--- start Exercise materials ---

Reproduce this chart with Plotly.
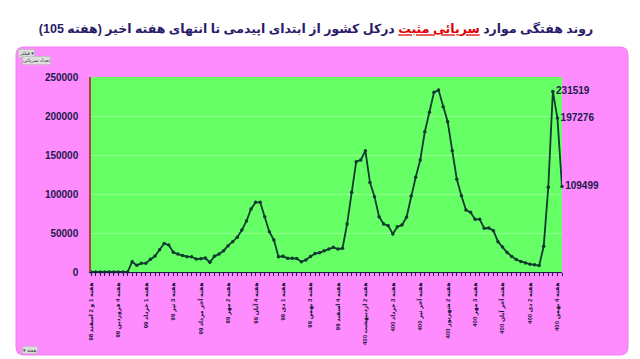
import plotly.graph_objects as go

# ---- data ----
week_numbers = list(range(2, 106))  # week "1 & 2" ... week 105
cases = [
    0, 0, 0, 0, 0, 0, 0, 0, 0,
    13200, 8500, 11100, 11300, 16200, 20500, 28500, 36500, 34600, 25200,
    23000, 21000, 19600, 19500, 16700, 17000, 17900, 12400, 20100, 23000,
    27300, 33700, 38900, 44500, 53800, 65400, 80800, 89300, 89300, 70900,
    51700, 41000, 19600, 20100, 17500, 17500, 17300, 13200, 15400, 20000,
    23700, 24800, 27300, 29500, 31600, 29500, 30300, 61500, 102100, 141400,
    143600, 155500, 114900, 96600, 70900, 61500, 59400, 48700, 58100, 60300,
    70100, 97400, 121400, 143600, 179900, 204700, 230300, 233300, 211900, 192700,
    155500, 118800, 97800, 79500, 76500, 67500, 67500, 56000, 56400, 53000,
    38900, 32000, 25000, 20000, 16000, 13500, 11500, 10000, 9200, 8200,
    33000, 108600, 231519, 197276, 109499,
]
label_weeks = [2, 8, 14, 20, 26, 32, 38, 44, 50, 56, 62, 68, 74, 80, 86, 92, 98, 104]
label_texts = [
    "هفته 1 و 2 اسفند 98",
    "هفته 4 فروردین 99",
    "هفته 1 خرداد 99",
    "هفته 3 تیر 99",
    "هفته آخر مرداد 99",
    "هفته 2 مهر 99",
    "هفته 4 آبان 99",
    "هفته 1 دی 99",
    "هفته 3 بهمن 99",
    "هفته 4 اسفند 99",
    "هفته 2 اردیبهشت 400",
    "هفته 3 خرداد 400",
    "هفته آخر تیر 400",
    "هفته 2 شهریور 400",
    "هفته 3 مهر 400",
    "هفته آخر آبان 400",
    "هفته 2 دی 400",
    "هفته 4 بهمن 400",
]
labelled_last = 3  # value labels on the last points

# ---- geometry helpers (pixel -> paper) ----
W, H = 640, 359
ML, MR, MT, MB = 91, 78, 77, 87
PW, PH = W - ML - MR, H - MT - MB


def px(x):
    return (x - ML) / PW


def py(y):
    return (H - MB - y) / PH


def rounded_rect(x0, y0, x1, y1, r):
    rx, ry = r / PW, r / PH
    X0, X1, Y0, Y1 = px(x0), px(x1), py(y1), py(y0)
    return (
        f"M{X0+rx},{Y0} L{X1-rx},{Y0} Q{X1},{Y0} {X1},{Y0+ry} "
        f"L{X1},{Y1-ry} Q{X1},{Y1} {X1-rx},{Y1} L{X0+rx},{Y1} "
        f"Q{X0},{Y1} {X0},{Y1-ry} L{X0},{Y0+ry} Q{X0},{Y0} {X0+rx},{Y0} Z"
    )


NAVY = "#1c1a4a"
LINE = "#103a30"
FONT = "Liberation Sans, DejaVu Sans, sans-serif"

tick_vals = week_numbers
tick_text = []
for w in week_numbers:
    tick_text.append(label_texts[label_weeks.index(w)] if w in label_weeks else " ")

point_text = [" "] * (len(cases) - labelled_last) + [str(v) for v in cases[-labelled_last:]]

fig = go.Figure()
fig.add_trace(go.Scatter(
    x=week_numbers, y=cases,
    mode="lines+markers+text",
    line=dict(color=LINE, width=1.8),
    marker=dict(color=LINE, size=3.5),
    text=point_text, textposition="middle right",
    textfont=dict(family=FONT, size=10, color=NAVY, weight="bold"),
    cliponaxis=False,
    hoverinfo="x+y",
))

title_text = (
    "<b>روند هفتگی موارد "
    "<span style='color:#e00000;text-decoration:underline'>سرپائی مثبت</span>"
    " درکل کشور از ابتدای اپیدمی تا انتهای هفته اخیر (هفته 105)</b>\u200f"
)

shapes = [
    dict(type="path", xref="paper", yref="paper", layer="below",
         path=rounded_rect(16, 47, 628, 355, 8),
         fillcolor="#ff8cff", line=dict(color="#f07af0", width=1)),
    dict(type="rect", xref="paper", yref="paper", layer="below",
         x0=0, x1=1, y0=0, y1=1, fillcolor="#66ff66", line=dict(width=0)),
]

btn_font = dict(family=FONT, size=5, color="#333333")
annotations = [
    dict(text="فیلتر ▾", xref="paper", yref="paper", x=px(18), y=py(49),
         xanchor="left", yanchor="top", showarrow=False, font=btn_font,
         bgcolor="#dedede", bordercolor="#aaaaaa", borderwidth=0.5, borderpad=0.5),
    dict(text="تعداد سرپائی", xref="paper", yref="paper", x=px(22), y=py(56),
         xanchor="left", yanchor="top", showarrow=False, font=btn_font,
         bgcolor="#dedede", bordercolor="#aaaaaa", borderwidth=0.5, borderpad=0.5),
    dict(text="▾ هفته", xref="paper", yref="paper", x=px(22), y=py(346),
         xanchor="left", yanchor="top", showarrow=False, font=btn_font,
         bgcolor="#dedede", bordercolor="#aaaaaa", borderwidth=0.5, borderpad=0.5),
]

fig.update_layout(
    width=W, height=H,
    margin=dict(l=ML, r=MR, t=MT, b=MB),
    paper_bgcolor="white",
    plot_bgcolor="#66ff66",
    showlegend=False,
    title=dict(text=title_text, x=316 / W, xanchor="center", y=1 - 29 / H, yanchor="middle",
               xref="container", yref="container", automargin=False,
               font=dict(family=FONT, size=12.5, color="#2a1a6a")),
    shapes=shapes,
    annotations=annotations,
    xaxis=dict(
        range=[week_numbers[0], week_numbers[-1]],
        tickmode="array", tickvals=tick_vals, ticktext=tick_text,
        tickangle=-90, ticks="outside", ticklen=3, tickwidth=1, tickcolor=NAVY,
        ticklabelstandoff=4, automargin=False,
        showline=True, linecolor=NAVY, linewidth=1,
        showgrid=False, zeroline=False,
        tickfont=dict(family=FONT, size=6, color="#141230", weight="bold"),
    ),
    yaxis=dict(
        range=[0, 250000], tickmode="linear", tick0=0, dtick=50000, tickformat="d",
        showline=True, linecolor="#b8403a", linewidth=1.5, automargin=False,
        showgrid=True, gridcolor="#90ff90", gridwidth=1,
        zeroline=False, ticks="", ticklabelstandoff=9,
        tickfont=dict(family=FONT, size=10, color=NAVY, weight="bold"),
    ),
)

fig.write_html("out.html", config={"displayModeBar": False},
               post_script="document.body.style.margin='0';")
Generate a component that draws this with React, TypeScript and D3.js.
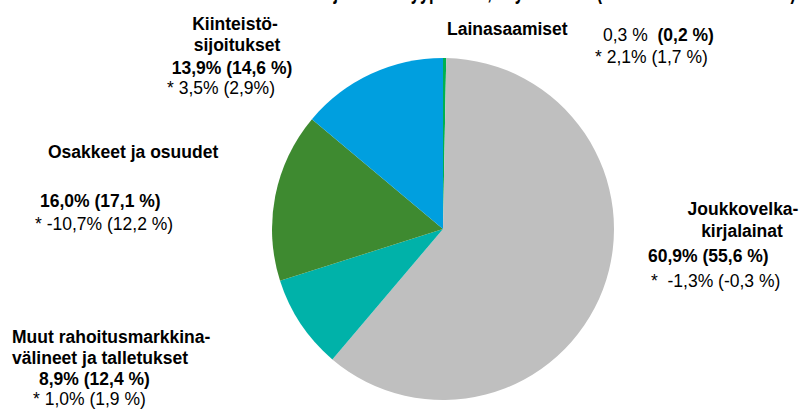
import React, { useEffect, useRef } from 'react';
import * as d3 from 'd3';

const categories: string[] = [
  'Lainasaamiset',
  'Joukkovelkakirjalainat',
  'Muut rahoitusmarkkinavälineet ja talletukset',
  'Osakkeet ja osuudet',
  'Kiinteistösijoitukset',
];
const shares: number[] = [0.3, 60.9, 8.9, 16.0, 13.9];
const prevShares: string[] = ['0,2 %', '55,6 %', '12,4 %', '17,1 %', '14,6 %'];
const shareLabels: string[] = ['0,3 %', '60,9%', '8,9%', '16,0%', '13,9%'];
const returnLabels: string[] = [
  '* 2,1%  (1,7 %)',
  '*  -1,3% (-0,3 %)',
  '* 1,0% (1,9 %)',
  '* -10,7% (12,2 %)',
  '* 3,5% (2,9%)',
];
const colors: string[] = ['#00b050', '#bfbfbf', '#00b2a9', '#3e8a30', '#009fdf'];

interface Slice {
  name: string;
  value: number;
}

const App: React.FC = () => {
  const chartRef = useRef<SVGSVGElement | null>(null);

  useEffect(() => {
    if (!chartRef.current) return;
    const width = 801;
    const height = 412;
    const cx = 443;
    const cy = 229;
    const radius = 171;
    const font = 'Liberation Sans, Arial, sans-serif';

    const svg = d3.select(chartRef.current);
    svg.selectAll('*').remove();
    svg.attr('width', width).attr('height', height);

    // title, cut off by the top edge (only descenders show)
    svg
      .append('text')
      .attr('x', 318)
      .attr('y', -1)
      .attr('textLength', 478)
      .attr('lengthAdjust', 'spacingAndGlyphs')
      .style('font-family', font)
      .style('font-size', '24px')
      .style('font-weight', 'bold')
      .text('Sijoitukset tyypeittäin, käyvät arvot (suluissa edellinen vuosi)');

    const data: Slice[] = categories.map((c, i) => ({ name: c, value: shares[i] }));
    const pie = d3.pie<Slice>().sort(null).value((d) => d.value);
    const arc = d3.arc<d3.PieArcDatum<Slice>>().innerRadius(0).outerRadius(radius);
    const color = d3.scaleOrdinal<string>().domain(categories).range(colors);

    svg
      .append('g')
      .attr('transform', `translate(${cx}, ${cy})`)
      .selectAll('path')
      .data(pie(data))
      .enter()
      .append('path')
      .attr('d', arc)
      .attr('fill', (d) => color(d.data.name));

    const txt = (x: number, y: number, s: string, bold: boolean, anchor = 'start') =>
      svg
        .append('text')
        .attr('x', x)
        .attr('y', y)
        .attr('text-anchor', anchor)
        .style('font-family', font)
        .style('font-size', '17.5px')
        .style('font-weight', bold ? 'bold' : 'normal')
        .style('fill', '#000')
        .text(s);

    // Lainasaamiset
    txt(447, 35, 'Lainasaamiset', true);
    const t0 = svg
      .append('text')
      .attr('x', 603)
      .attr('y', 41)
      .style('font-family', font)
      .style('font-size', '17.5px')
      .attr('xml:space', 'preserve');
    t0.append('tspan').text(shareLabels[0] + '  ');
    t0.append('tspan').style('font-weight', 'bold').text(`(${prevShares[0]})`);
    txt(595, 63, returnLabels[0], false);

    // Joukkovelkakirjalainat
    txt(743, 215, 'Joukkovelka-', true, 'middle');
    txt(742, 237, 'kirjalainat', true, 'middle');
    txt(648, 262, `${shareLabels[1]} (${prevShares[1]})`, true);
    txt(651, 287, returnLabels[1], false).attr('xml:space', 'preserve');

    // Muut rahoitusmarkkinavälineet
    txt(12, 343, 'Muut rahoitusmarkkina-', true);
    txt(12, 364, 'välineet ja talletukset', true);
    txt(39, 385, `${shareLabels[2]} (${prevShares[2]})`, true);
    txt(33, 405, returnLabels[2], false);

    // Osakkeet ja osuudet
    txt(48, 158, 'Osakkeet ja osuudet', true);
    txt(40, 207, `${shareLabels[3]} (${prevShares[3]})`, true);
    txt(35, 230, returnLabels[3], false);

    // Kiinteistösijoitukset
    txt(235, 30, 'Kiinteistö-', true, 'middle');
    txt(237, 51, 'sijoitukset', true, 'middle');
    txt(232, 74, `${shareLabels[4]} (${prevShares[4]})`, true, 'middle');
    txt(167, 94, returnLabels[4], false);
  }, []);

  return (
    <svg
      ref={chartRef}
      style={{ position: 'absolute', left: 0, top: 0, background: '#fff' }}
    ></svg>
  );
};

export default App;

--- end Exercise materials ---

## Exercise description
Reproduce the records word for word, please, from their first line up to and including the line that contains "return (H - MB - y) / PH", but no pictures.

## Result for this task
Reproduce this chart with Plotly.
import plotly.graph_objects as go

# ---- data ----
week_numbers = list(range(2, 106))  # week "1 & 2" ... week 105
cases = [
    0, 0, 0, 0, 0, 0, 0, 0, 0,
    13200, 8500, 11100, 11300, 16200, 20500, 28500, 36500, 34600, 25200,
    23000, 21000, 19600, 19500, 16700, 17000, 17900, 12400, 20100, 23000,
    27300, 33700, 38900, 44500, 53800, 65400, 80800, 89300, 89300, 70900,
    51700, 41000, 19600, 20100, 17500, 17500, 17300, 13200, 15400, 20000,
    23700, 24800, 27300, 29500, 31600, 29500, 30300, 61500, 102100, 141400,
    143600, 155500, 114900, 96600, 70900, 61500, 59400, 48700, 58100, 60300,
    70100, 97400, 121400, 143600, 179900, 204700, 230300, 233300, 211900, 192700,
    155500, 118800, 97800, 79500, 76500, 67500, 67500, 56000, 56400, 53000,
    38900, 32000, 25000, 20000, 16000, 13500, 11500, 10000, 9200, 8200,
    33000, 108600, 231519, 197276, 109499,
]
label_weeks = [2, 8, 14, 20, 26, 32, 38, 44, 50, 56, 62, 68, 74, 80, 86, 92, 98, 104]
label_texts = [
    "هفته 1 و 2 اسفند 98",
    "هفته 4 فروردین 99",
    "هفته 1 خرداد 99",
    "هفته 3 تیر 99",
    "هفته آخر مرداد 99",
    "هفته 2 مهر 99",
    "هفته 4 آبان 99",
    "هفته 1 دی 99",
    "هفته 3 بهمن 99",
    "هفته 4 اسفند 99",
    "هفته 2 اردیبهشت 400",
    "هفته 3 خرداد 400",
    "هفته آخر تیر 400",
    "هفته 2 شهریور 400",
    "هفته 3 مهر 400",
    "هفته آخر آبان 400",
    "هفته 2 دی 400",
    "هفته 4 بهمن 400",
]
labelled_last = 3  # value labels on the last points

# ---- geometry helpers (pixel -> paper) ----
W, H = 640, 359
ML, MR, MT, MB = 91, 78, 77, 87
PW, PH = W - ML - MR, H - MT - MB


def px(x):
    return (x - ML) / PW


def py(y):
    return (H - MB - y) / PH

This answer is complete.